1. Field of the Invention
The present invention relates to a method and an apparatus for inputting three-dimensional data of an object.
2. Description of the Prior Art
An optical three-dimensional data input apparatus (a three-dimensional camera), which enables rapid measurement compared with a contact type, is used for data input into a CG system or a CAD system, physical measurement, visual sense of a robot or other applications. A slit light projection method (also referred to as a light cutting method) is known as the measurement method suitable for this three-dimensional data input apparatus.
FIG. 13 shows an input principle of a three-dimensional camera 80 utilizing the slit light projection method.
In FIG. 13, a three-dimensional camera 80 includes a light projection portion 81 and a light reception portion 82. The light projection portion 81 irradiates a slit light beam S having a linear section. The light reception portion 82 has an image sensing surface 83 and an imaging lens (not shown). The light projection portion 81 and the light reception portion 82 are separated from each other by a predetermined distance and are integrally installed in one housing.

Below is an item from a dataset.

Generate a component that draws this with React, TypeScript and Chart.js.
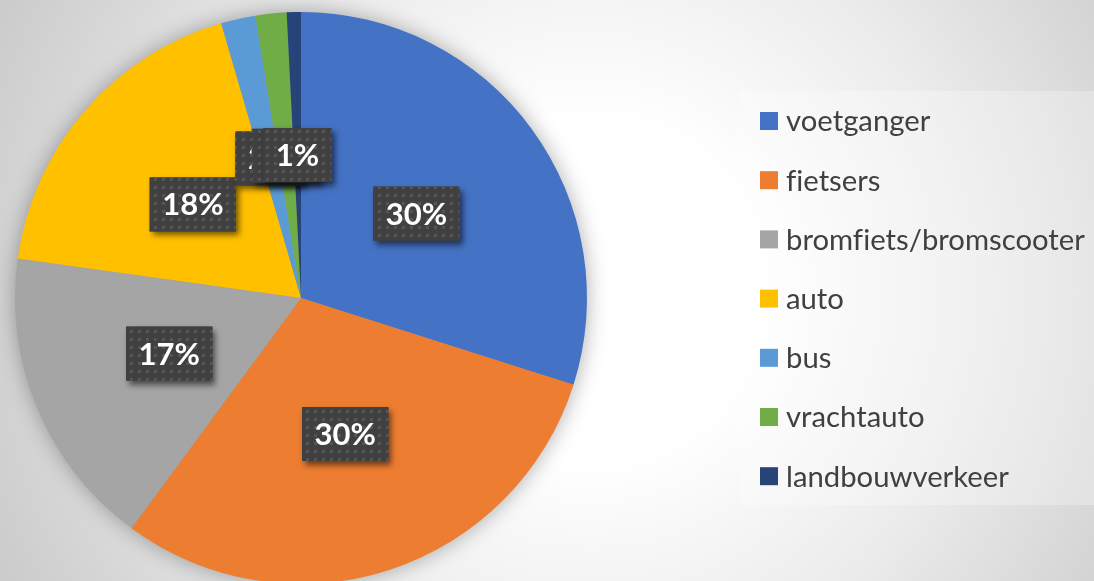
import React, { useEffect, useRef } from "react";
import { Chart, registerables } from "chart.js";

Chart.register(...registerables);

const categories = [
  "voetganger",
  "fietsers",
  "bromfiets/bromscooter",
  "auto",
  "bus",
  "vrachtauto",
  "landbouwverkeer",
];
const shares = [29.9, 30.2, 17.1, 18.3, 1.95, 1.75, 0.8];
const sliceColors = ["#4472C4", "#ED7D31", "#A5A5A5", "#FFC000", "#5B9BD5", "#70AD47", "#264478"];

const W = 1094;
const H = 600;

function makePattern(ctx: CanvasRenderingContext2D) {
  const c = document.createElement("canvas");
  c.width = 8;
  c.height = 8;
  const g = c.getContext("2d")!;
  g.fillStyle = "#404040";
  g.fillRect(0, 0, 8, 8);
  g.fillStyle = "#555555";
  g.fillRect(2, 2, 3, 3);
  return ctx.createPattern(c, "repeat");
}

const pieShadow = {
  id: "pieShadow",
  beforeDatasetsDraw(chart: any) {
    const arc = chart.getDatasetMeta(0).data[0];
    if (!arc) return;
    const { x, y, outerRadius } = arc.getProps(["x", "y", "outerRadius"], true);
    const ctx = chart.ctx as CanvasRenderingContext2D;
    ctx.save();
    ctx.shadowColor = "rgba(0,0,0,0.35)";
    ctx.shadowBlur = 22;
    ctx.fillStyle = "#999";
    ctx.beginPath();
    ctx.arc(x, y, outerRadius - 1, 0, Math.PI * 2);
    ctx.fill();
    ctx.restore();
  },
};

const LABEL_FONT = "bold 31px Lato";

const boxLabels = {
  id: "boxLabels",
  afterDatasetsDraw(chart: any) {
    const meta = chart.getDatasetMeta(0);
    const data = chart.data.datasets[0].data as number[];
    const total = data.reduce((a, b) => a + b, 0);
    const ctx = chart.ctx as CanvasRenderingContext2D;
    const pattern = makePattern(ctx);
    meta.data.forEach((arc: any, i: number) => {
      const { x, y, startAngle, endAngle, outerRadius } = arc.getProps(
        ["x", "y", "startAngle", "endAngle", "outerRadius"],
        true
      );
      const mid = (startAngle + endAngle) / 2;
      const cx = x + (Math.cos(mid) * outerRadius) / 2;
      const cy = y + (Math.sin(mid) * outerRadius) / 2;
      const text = Math.round((data[i] / total) * 100) + "%";
      ctx.font = LABEL_FONT;
      const tw = ctx.measureText(text).width;
      const bw = tw + 25;
      const bh = 54;
      const bx = cx - bw / 2;
      const by = cy - bh / 2;
      ctx.save();
      ctx.shadowColor = "rgba(0,0,0,0.55)";
      ctx.shadowBlur = 6;
      ctx.shadowOffsetX = 3;
      ctx.shadowOffsetY = 4;
      ctx.fillStyle = "#404040";
      ctx.fillRect(bx, by, bw, bh);
      ctx.restore();
      ctx.save();
      if (pattern) ctx.fillStyle = pattern;
      ctx.fillRect(bx, by, bw, bh);
      ctx.restore();
      ctx.save();
      ctx.fillStyle = "#ffffff";
      ctx.textAlign = "center";
      ctx.textBaseline = "middle";
      ctx.font = LABEL_FONT;
      ctx.fillText(text, cx, cy + 1);
      ctx.restore();
    });
  },
};

const sideLegend = {
  id: "sideLegend",
  afterDraw(chart: any) {
    const ctx = chart.ctx as CanvasRenderingContext2D;
    const labels = (chart.data.labels as string[]).map((l) => l.replace(/fi/g, "f\u200Ci"));
    const colors = chart.data.datasets[0].backgroundColor as string[];
    const left = 739;
    const top = 91;
    const bottom = 505;
    ctx.save();
    ctx.fillStyle = "rgba(255,255,255,0.28)";
    ctx.fillRect(left, top, W - left, bottom - top);
    ctx.font = "30px Lato";
    let longest = 0;
    labels.forEach((l) => (longest = Math.max(longest, ctx.measureText(l).width)));
    const size = (30 * 299) / longest;
    ctx.font = `${size.toFixed(2)}px Lato`;
    ctx.textBaseline = "middle";
    ctx.textAlign = "left";
    const step = 59.2;
    labels.forEach((l, i) => {
      const cy = 121 + i * step;
      ctx.fillStyle = colors[i];
      ctx.fillRect(760, cy - 9, 18, 18);
      ctx.fillStyle = "#404040";
      ctx.fillText(l, 786, cy + 1);
    });
    ctx.restore();
  },
};

export default function App() {
  const ref = useRef<HTMLCanvasElement | null>(null);
  useEffect(() => {
    if (!ref.current) return;
    let alive = true;
    const chart = new Chart(ref.current, {
      type: "pie",
      data: {
        labels: categories,
        datasets: [
          {
            data: shares,
            backgroundColor: sliceColors,
            borderWidth: 0,
          },
        ],
      },
      options: {
        responsive: false,
        animation: false,
        layout: { padding: { left: 15, right: W - 587, top: 12, bottom: H - 584 } },
        plugins: {
          legend: { display: false },
          tooltip: { enabled: false },
        },
      },
      plugins: [pieShadow, boxLabels, sideLegend],
    });
    const fonts: any = (document as any).fonts;
    if (fonts && fonts.load) {
      Promise.all([fonts.load("30px Lato"), fonts.load("bold 31px Lato")]).then(() => {
        if (alive) chart.draw();
      });
    }
    return () => {
      alive = false;
      chart.destroy();
    };
  }, []);
  return (
    <div
      style={{
        position: "fixed",
        left: 0,
        top: 0,
        width: 1094,
        height: 581,
        overflow: "hidden",
        background:
          "radial-gradient(circle at 590px 290px, #ffffff 0px, #ffffff 170px, #ececec 380px, #d6d6d6 560px, #c6c6c6 700px)",
      }}
    >
      <canvas ref={ref} width={W} height={H} style={{ display: "block", width: W, height: H }} />
    </div>
  );
}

The object Q1 is irradiated by the slit light beam S from the light projection portion 81, and the reflected light is captured on the image sensing surface 83 as a slit image. A space coordinate of the point p on the object Q1 corresponding to a point p′ of this slit image is determined as the coordinates of the intersection point of the plane formed by the slit light beam S and the line L connecting the point p′ and the center point 0 of the imaging lens. Therefore, the space coordinates of points on the surface of the object Q1 corresponding to the slit image are derived from one slit image obtained by the slit light beam S. The slit light beam S is moved horizontally so as to scan the object Q1 and the slit image at each scanning position is input. Thus, the three-dimensional data (three-dimensional shape data) of the front portion of the object Q1 are inputted, which is irradiated by the slit light beam S.
In order to obtain the three-dimensional data of the all-around surface of the object Q1, it is necessary to input from plural directions of the object Q1. Two methods are known for the purpose. In the first method, the three-dimensional camera 80 is moved on a predetermined track around the object Q1 while the shooting direction of the camera is directed to the object Q1 so as to take images of the object Q1 from plural directions. In the second method, a rotation stage is used on which the object Q1 is placed. The three-dimensional camera 80 is placed at a predetermined position for taking images of the object Q1 from plural directions.
The plural sets of three-dimensional data of the object Q1 taken from plural directions are processed for registration using a conversion parameter derived from a position on the track along which the three-dimensional camera 80 moves or the position of the rotation stage. Thus, the three-dimensional data of the all-around surface of the object Q1 are obtained.
However, the above-mentioned method causes a high cost since the position of the three-dimensional camera 80 or the angular position of the rotation stage should be detected in high accuracy for improving the registration accuracy.
In addition, since the three-dimensional camera 80 should be placed on a moving device, it is impossible to take images with holding the three-dimensional camera 80 in hand. Accordingly, the object that can be inputted is limited. Namely, the object such as a stone or bronze statue that cannot be moved cannot be inputted as the three-dimensional data by this method.
An apparatus that can solve this problem is disclosed in U.S. Pat. No. 5,990,895. This apparatus can take images of the object Q1 from any direction for inputting three-dimensional data. After inputting, three-dimensional shapes inputted from plural directions as well as a color image inputted simultaneously from the same view and corresponding to the three-dimensional data are displayed. A user designates corresponding points in the three-dimensional shape manually viewing the displayed color image, in accordance with a variation of color or other factors. The registration among the inputted three-dimensional data is performed on the basis of the corresponding points designated by the user.
However, according to the above-mentioned conventional apparatus, the user has to designate corresponding points for the registration among plural sets of three-dimensional data. This process is extremely troublesome.
Furthermore, there is no method for confirming whether proper images have been taken or not for all-around surface of the object Q1 when three-dimensional data input is performed. Accordingly, if the plural three-dimensional data are not continuous having proper overlaps, or if there is some lack of data, it is difficult to make proper corresponding points between three-dimensional data. In that case, accuracy of the registration between the three-dimensional data may be deteriorated. In the worst case, it is necessary to take images again.